===== COLLECTED MATERIAL =====

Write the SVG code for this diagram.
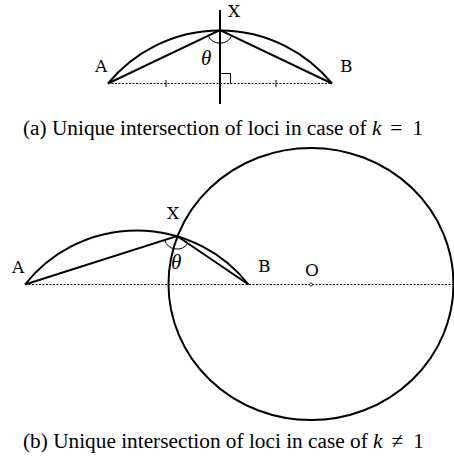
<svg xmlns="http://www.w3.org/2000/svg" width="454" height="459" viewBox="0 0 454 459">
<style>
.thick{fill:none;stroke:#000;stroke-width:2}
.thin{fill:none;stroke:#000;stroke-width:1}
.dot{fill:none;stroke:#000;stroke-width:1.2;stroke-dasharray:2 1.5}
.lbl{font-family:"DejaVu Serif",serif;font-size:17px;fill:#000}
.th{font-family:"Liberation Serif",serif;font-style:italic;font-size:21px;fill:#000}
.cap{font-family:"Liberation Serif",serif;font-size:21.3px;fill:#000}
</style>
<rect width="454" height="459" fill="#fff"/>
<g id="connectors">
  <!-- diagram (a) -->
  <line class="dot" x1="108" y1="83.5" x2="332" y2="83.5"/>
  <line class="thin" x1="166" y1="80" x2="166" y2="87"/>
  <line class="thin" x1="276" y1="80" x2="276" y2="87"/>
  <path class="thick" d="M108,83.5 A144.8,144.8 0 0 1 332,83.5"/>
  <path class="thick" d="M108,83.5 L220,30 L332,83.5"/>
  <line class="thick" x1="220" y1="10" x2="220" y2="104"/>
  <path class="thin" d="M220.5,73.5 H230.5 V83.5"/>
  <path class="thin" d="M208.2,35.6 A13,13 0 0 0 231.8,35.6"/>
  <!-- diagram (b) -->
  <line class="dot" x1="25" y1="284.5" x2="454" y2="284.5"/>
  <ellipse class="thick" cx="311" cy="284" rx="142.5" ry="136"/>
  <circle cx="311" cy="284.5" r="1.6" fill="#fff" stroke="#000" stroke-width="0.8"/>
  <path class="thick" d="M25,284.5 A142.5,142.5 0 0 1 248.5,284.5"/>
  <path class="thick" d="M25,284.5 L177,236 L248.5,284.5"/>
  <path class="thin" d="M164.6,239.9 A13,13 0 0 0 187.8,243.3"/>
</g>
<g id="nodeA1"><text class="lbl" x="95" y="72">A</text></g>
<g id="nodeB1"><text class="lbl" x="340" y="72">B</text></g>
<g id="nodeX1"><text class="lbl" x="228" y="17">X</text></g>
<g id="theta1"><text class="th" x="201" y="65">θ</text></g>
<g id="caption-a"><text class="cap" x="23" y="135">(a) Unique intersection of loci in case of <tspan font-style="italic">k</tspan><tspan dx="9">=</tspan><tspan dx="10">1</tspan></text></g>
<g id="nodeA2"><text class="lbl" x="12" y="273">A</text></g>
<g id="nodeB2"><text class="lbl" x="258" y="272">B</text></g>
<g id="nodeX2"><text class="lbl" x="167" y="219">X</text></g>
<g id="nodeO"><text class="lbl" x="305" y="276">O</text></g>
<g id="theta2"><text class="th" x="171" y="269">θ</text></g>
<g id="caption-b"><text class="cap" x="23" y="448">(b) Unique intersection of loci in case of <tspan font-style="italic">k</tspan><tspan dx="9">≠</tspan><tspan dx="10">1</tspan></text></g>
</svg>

=====

## GIVEN REQUEST
Copy every line above that includes the string "diagram".

## ANSWER FOR THIS EXERCISE
Write the SVG code for this diagram.
  <!-- diagram (a) -->
  <!-- diagram (b) -->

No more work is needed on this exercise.